Showtime was featuring this movie, 2001 Maniacs. It's about a group of college students who are travelling to Florida for Spring Break. On the way, they get detoured into a remote town in Georgia, where they are welcomed as the guests of honor to a celebration. Unbeknownst to them, they'll be attending an annual barbecue ... as the main course.

Every Southern stereotype is here: the southern gentleman courter; the guy who has a romantic relationship with a sheep; the lesbian kissing-cousins; the town slut; the ultra-violent, animal-torturing teenager.

Stereotypes in this film were so pervasive, in fact, that I felt a little uncomfortable and even offended. And I'm no Southerner, by any means. But like a witness to a horrible freeway accident, I couldn't take my eyes off it!

The students represented a diverse cross-section of liberal demographics. There was the freaky, interracial couple; the gay guy; the promiscuous college girl; the nerdy virgin; and the wannabe jock. Each of them are, in turn, set upon by the town folk in one horrid way or another.
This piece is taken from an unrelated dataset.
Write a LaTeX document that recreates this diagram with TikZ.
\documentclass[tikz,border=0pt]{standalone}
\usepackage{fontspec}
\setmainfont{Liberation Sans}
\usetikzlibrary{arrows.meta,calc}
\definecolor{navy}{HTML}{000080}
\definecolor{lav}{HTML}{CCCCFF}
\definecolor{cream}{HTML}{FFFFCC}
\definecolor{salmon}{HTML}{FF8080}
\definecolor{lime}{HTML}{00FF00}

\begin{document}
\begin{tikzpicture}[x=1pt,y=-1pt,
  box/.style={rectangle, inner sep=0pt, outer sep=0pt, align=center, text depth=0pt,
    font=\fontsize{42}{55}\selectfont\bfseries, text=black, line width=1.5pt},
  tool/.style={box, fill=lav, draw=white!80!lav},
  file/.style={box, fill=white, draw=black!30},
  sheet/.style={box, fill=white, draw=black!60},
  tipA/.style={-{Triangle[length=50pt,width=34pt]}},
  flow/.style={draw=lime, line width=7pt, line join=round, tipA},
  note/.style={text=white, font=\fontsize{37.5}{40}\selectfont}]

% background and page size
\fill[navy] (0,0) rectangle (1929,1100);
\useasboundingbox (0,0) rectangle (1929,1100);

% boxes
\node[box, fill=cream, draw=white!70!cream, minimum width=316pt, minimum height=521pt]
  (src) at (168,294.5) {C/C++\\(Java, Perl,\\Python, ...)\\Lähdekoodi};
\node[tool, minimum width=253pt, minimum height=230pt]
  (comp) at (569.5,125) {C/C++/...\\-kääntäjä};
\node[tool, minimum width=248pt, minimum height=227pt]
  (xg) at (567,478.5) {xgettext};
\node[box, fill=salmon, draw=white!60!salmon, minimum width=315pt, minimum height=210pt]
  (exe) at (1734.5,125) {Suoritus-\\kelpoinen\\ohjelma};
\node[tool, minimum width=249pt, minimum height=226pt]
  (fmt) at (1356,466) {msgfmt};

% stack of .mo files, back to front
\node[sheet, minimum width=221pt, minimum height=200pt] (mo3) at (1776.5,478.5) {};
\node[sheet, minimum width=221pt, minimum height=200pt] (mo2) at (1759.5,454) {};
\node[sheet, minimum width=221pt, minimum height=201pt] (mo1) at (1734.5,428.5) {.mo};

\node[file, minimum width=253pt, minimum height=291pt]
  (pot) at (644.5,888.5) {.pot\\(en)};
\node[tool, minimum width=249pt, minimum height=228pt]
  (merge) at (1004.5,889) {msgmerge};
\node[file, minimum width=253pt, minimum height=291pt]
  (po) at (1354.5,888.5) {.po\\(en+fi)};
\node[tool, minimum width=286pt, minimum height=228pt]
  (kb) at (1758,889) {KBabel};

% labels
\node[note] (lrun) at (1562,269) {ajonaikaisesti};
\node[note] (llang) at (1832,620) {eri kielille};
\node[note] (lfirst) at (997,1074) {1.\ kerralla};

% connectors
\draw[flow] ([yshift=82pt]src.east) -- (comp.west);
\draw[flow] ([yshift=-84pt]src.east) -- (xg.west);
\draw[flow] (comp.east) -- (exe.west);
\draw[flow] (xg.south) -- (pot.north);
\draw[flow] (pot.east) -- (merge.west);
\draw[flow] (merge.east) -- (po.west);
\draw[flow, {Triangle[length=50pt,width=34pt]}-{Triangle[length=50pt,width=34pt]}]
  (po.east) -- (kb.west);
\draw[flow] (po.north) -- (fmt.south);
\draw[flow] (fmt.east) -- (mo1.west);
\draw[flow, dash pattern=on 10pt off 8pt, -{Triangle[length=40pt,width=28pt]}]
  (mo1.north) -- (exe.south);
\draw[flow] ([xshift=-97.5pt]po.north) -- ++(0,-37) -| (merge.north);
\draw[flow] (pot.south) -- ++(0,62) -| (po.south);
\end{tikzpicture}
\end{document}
This flick featured: a girl getting drawn and quartered (yes, that kind of drawn and quartered, by horses); a girl getting the southern belle treatment (upside the head); a smashing performance by someone getting cold pressed to death; a sexually suggestive skewering; death by acidic moonshine; razor-sharp horseshoes being tossed at human remains; a barbed-wire beheading; secret maggots; and yes, the always enjoyable death by fellatio.

The performances were subpar, (except maybe for Robert Englund, who is always spectacularly macabre) but I couldn't help thinking a new psycho family has been brought into the fold of horror films. This movie is a cult classic and will certainly have a sequel.

Even today, there's that annoying song playing in my head: "The South's gonna rise again! Yeehaw!"